Living Here Living In Hong Kong Newsletter

Investments: Why this storm in a teacup creates opportunity

By: Justin Harper

Drinking tea is a tradition long associated with the Chinese. But planting tea is a different matter, with many other countries producing their fair share of tea leaves. With so much supply, predominantly from Asia, the big question is whether it’s being matched by demand? The answer to this could help assess whether investing in tea is a wise decision or just plain tea-potty.

Global tea consumption grows by about four percent each year
Global tea consumption grows by about four percent each year


Global tea consumption rises by about four percent annually. While middle-aged consumers and senior citizens form the bulk of the consumer base, recent trends have seen a younger crowd embrace the tea culture, seeking out new blends and flavours. Green tea is a particular favourite among health-conscious drinkers. Observing such trends is just one area a would-be investor needs to look at. Before you invest in a specific tea plantation or pool your money with others to buy a share of a plantation, you really need to make a detailed analysis of new plantations coming on-stream in the region, government incentives and any regional development.

Investing in tea plantations also involves studying the topography and geology of a location, along with analysis of the altitude, climate and natural environment to determine if it’s suitable for certain types of tea leaf. Constant temperatures and humidity are ideal conditions for the tea plant to grow; such conditions can be found in the tropical and subtropical climates of Asia where currently more than 60 percent of global tea production is cultivated (see table). In particular, the cooler highlands will produce a good quality of tea leaves.

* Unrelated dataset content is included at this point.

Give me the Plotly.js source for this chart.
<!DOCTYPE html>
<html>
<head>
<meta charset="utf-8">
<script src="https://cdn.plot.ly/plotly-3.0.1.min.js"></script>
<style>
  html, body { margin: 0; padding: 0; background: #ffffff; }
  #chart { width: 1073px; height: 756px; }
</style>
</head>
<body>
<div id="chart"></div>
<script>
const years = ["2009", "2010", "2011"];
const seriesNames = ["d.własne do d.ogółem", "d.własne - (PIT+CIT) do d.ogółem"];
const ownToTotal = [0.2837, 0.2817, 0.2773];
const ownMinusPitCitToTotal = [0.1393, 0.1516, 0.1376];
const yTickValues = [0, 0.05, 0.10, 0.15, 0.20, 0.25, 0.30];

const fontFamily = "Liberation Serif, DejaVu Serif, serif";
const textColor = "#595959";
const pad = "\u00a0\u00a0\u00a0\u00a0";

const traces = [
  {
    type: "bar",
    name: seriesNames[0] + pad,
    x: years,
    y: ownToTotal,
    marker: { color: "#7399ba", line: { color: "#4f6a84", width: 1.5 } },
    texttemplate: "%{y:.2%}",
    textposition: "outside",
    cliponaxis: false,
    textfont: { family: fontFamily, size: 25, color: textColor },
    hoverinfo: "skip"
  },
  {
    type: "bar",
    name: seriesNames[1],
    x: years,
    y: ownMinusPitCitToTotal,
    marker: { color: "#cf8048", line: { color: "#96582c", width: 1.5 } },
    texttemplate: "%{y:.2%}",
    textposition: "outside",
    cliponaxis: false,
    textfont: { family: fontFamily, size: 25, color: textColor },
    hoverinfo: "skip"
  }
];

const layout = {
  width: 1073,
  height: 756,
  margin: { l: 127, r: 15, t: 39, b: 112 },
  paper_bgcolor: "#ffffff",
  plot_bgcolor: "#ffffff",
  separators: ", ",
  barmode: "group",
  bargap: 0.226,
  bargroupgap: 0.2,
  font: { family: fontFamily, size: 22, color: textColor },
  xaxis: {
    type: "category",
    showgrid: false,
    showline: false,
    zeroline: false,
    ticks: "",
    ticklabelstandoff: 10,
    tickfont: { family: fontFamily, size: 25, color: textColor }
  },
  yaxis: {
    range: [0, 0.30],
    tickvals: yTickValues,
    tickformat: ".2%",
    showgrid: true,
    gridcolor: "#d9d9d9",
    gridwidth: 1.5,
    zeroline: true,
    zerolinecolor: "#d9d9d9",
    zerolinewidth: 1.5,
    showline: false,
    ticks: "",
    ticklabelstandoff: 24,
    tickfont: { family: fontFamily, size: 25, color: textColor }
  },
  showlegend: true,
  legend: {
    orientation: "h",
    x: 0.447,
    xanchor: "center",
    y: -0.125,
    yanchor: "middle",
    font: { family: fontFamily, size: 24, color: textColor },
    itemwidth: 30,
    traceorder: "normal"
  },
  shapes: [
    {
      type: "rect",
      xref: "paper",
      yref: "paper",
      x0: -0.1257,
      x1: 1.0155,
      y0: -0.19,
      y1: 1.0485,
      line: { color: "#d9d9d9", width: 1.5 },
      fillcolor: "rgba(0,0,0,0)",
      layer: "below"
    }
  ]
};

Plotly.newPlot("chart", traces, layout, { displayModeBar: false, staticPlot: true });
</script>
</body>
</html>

Two countries that dominate the global tea production are China and India; they’re also among the world’s biggest tea drinkers. Together these two countries account for almost half of global tea production. Nearby Indonesia currently ranks number eight on the list of largest global tea producers. In the past, Indonesia has been higher up that list but many farmers have given up tea products for the lucrative business prospects of palm oil instead. Tea estates have also been given up for the production of vegetables and other crops that are considered more profitable.

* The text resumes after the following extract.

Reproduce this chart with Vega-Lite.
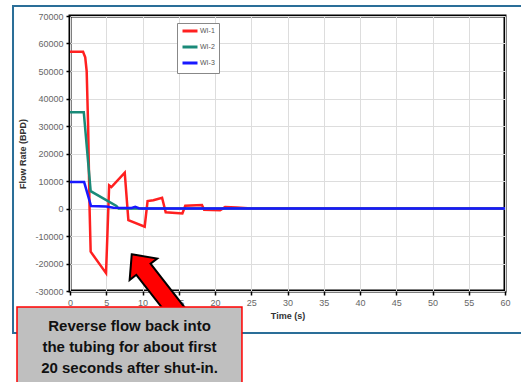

The provinces that produce most of Indonesia’s total tea output are West Java (around 70 percent of national tea production), Central Java and North Sumatra. Approximately 65 percent of the Indonesian tea production is exported. The main countries of export destination are Russia, Great Britain, and Pakistan. One thing to note is that Indonesia’s domestic tea consumption is rising at a much higher level: more than 20 percent annually in recent years. As Indonesia’s tea production is showing a decreasing trend and exports account for around 65 percent of tea production (mostly the premium quality), the country needs to import tea to satisfy domestic demand.

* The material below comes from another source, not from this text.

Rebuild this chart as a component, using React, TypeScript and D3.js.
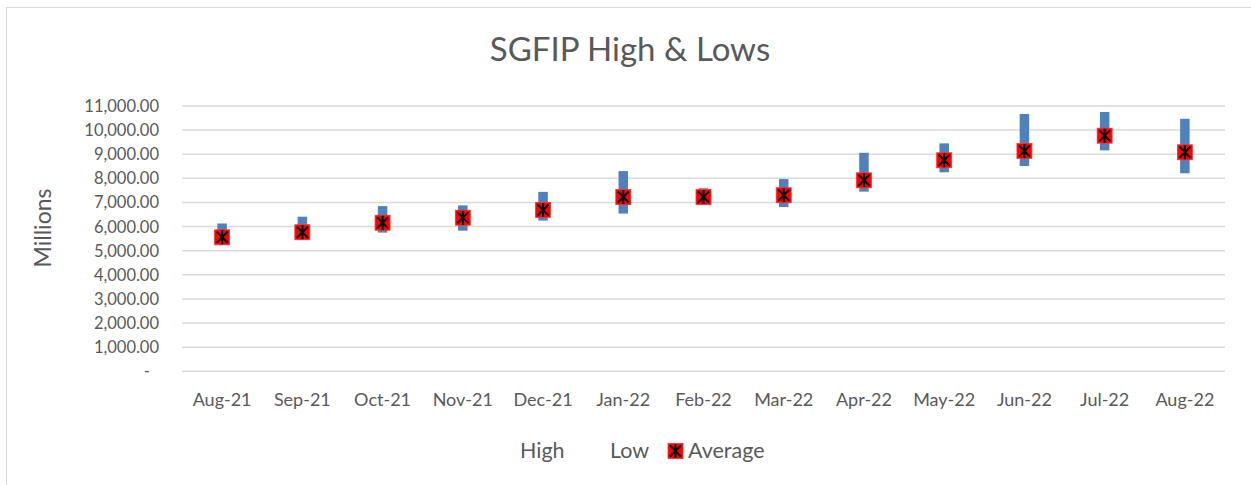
import { useEffect, useRef } from "react";
import * as d3 from "d3";

const months = [
  "Aug-21", "Sep-21", "Oct-21", "Nov-21", "Dec-21", "Jan-22", "Feb-22",
  "Mar-22", "Apr-22", "May-22", "Jun-22", "Jul-22", "Aug-22",
];
const highs = [6130, 6410, 6850, 6880, 7440, 8300, 7590, 7970, 9060, 9450, 10670, 10750, 10470];
const lows = [5500, 5600, 5750, 5830, 6250, 6540, 7100, 6810, 7450, 8250, 8510, 9160, 8210];
const averages = [5555, 5765, 6160, 6370, 6690, 7225, 7225, 7300, 7920, 8750, 9135, 9770, 9080];
const yTicks = [0, 1000, 2000, 3000, 4000, 5000, 6000, 7000, 8000, 9000, 10000, 11000];

const FONT = "Lato, 'Open Sans', sans-serif";
const TEXT = "#595959";

export default function App() {
  const ref = useRef<SVGSVGElement>(null);

  useEffect(() => {
    const svg = d3.select(ref.current);
    svg.selectAll("*").remove();

    const width = 1251;
    const height = 485;
    const left = 182;
    const right = 1225;
    const top = 106;
    const bottom = 371.3;

    const x = d3.scaleBand().domain(months).range([left, right]).padding(0);
    const y = d3.scaleLinear().domain([0, 11000]).range([bottom, top]);

    svg
      .append("rect")
      .attr("x", 6.5)
      .attr("y", 7.5)
      .attr("width", width + 20)
      .attr("height", height + 20)
      .attr("fill", "white")
      .attr("stroke", "#d9d9d9");

    svg
      .append("text")
      .attr("x", 630)
      .attr("y", 61)
      .attr("text-anchor", "middle")
      .attr("font-family", FONT)
      .attr("font-size", 33)
      .attr("fill", TEXT)
      .text("SGFIP High & Lows");

    // gridlines
    svg
      .selectAll("line.grid")
      .data(yTicks)
      .enter()
      .append("line")
      .attr("x1", left)
      .attr("x2", right)
      .attr("y1", (d) => y(d))
      .attr("y2", (d) => y(d))
      .attr("stroke", "#d9d9d9")
      .attr("stroke-width", 1.5);

    const fmt = d3.format(",.2f");
    svg
      .selectAll("text.ytick")
      .data(yTicks)
      .enter()
      .append("text")
      .attr("x", (d) => (d === 0 ? 150 : 159))
      .attr("y", (d) => y(d) + 6)
      .attr("text-anchor", "end")
      .attr("font-family", FONT)
      .attr("font-size", 16.5)
      .attr("fill", TEXT)
      .text((d) => (d === 0 ? "-" : fmt(d)));

    svg
      .selectAll("text.xtick")
      .data(months)
      .enter()
      .append("text")
      .attr("x", (d) => x(d)! + x.bandwidth() / 2)
      .attr("y", 405.5)
      .attr("text-anchor", "middle")
      .attr("font-family", FONT)
      .attr("font-size", 18)
      .attr("fill", TEXT)
      .text((d) => d);

    svg
      .append("text")
      .attr("transform", "translate(51,228) rotate(-90)")
      .attr("text-anchor", "middle")
      .attr("font-family", FONT)
      .attr("font-size", 23)
      .attr("fill", TEXT)
      .text("Millions");

    // high-low bars
    const barW = 9.5;
    svg
      .selectAll("rect.hl")
      .data(months)
      .enter()
      .append("rect")
      .attr("x", (d) => x(d)! + x.bandwidth() / 2 - barW / 2)
      .attr("y", (_, i) => y(highs[i]))
      .attr("width", barW)
      .attr("height", (_, i) => y(lows[i]) - y(highs[i]))
      .attr("fill", "#4f81bd");

    const drawMarker = (g: d3.Selection<SVGGElement, unknown, null, undefined>) => {
      g.append("rect")
        .attr("x", -7.5)
        .attr("y", -7.5)
        .attr("width", 15)
        .attr("height", 15)
        .attr("fill", "#ff0000")
        .attr("stroke", "#ff3030")
        .attr("stroke-width", 0.8);
      g.append("path")
        .attr("d", "M-5.5,-5.5L5.5,5.5M5.5,-5.5L-5.5,5.5M0,-7L0,7")
        .attr("stroke", "#000")
        .attr("stroke-width", 2)
        .attr("fill", "none");
    };

    months.forEach((m, i) => {
      const g = svg
        .append("g")
        .attr("transform", `translate(${x(m)! + x.bandwidth() / 2},${y(averages[i])})`);
      drawMarker(g as any);
    });

    // legend
    const legend = svg.append("g").attr("font-family", FONT).attr("font-size", 21.5).attr("fill", TEXT);
    legend.append("text").attr("x", 520).attr("y", 458).text("High");
    legend.append("text").attr("x", 610).attr("y", 458).text("Low");
    const lg = legend.append("g").attr("transform", "translate(675.5,451)");
    drawMarker(lg as any);
    legend.append("text").attr("x", 688).attr("y", 458).text("Average");
  }, []);

  return (
    <svg
      ref={ref}
      width={1251}
      height={485}
      style={{ position: "absolute", left: 0, top: 0, display: "block" }}
    />
  );
}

Tea imports comprise about 25 percent of Indonesia’s domestic tea consumption. Imports will have to be increased if the government provides no incentives to develop the country’s tea industry. This could be seen as an opportunity for tea plantation investors if more favourable incentives are offered to boost Indonesia’s production capacity. The country is also close to Singapore, giving investors the chance to visit any plantations they invest in.

Another factor to consider is people. Like any business, if you invest in a tea plantation, it’s important to know the right people are running it. This may entail employing locals such as experienced tea farmers to manage the plantation. You may also want to use modern technology and scientific research to increase harvests. Two important points to bear in mind with any investment are your time frame and the return you’re looking for. Investing in tea plantations is not for the short-term, and different plants have different rates of return. The tea plant can be first harvested when it is around four years of age. When harvesting, only young leaves are selected, implying that manual picking is more efficient than using mechanical equipment. Tea production is therefore a labour-intensive business. Costs can be higher than expected as a result while returns depend on world tea prices, something out of an investor’s control.

If investing directly in a tea plantation is not your cup of tea, then you could invest in the shares of major tea producer companies; many are traded on the world’s stock exchanges. For example Unilever produces PG Tips while Tetley and Tata Tea are owned by Tata Global Beverages. Tea is a commodity in which you cannot buy futures shares, unlike other crops such as cocoa and coffee. There is no established trading market.

Investing in tea companies is another route to look out for
Investing in tea companies is another route to look out for


Top eight tea producers*
1. China – 1,640,310
2. India – 966,733
3. Kenya – 377,912
4. Sri Lanka – 327,500
5. Turkey – 221,600
6. Vietnam – 206,600
7. Iran – 162,517
8. Indonesia – 142,400
* in metric tonnes

Five quick tea facts
1. Tea is the second most consumed drink in the world, behind water.
2. A 3,200-year-old tea tree in China’s Yunnan Province is still being cultivated today.
3. “The agony of the leaves” is an expression that describes tea leaves unfurling as boiling water is poured over them.
4. Tea bags, made of silk, were invented in 1908.
5. The four main types of tea – black, green, white and oolong – all come from one plant, Camellia sinensis; the leaves are treated differently to create the separate types of tea.